Ce que les bourreaux leur envoient,
Ils le rafistolent :
Ensuite ils le renvoient.
Berlin, 1934. Salle à l'hôpital de la Charité. On vient de déposer un nouveau
malade. Des infirmières écrivent son nom sur la pancarte au pied de son lit.
Deux malades occupant les lits à côté du sien s'entretiennent. [...]
UNE DES INFIRMIÈRES. – Silence. Le Professeur !
Suivi par des assistants et des infirmières, le chirurgien entre dans la salle. Il
s'arrête devant un des lits et se met à faire un cours.
LE CHIRURGIEN. – Messieurs, vous avez devant vous un cas magnifique,
qui vous montre que sans un perpétuel renouvellement de ses questions et
de ses recherches concernant les causes profondes des maladies, la médecine
sombre au niveau d'une pure et simple charlatanerie. Ce patient offre tous
les symptômes d'une névralgie et a longtemps été traité en conséquence.
En réalité, il souffre de la maladie de Raynaud, qu'il a contractée dans
l'exercice de son métier, au contact d'un marteau-piqueur. Il s'agit donc,
messieurs, d'une maladie professionnelle. Ce n'est que maintenant que
nous lui donnons le traitement adéquat. À partir de ce cas, vous voyez
combien il est erroné de considérer le patient simplement à partir de ses
symptômes, au lieu de se demander : d'où vient le patient, où a-t-il attrapé sa maladie, et où le patient retourne-t-il une fois soigné ? Quelles sont les trois choses qu'un bon médecin doit savoir faire ? Premièrement ?
PREMIER ASSISTANT. – Questionner.
LE CHIRURGIEN. – Deuxièmement ?
LE DEUXIÈME ASSISTANT. – Questionner.
LE CHIRURGIEN. – Troisièmement ?
LE TROISIÈME ASSISTANT. – Questionner, professeur !
LE CHIRURGIEN. – Bien ! Questionner ! Et questionner avant toutes
choses les…
LE TROISIÈME ASSISTANT. – Les conditions sociales, professeur !

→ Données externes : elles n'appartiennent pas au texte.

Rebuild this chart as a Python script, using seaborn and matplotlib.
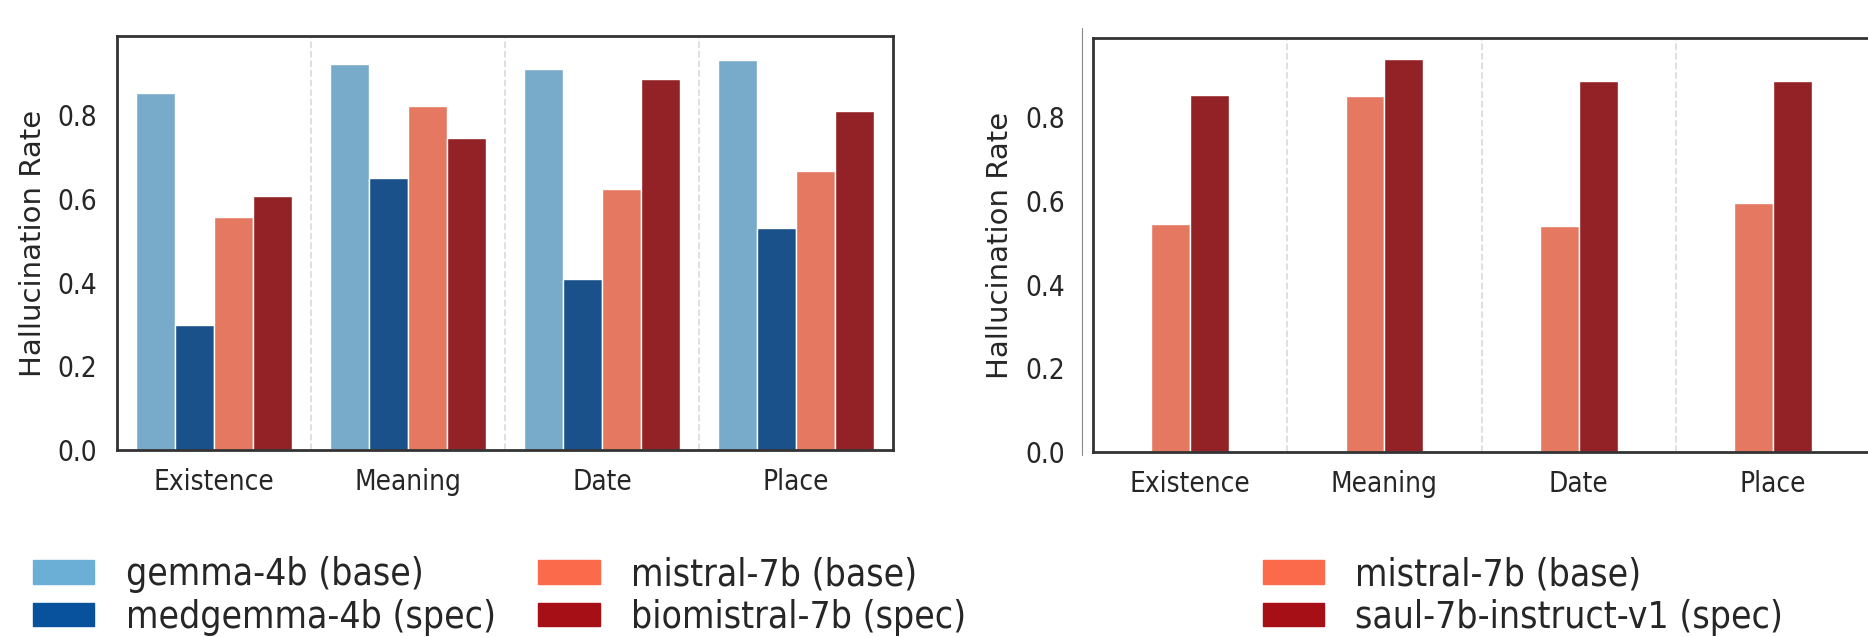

LE CHIRURGIEN. – Surtout n'ayez pas peur de diriger votre regard sur
la vie privée du patient : souvent, mon Dieu, elle est bien triste. Quand un
homme est contraint d'exercer un métier qui doit tôt ou tard le détruire
physiquement, de telle sorte que, pour ainsi dire, il meurt pour ne pas
mourir de faim, ça ne fait pas plaisir à entendre, alors on préfère ne pas
poser de question. Il arrive avec sa suite devant le lit du nouveau patient.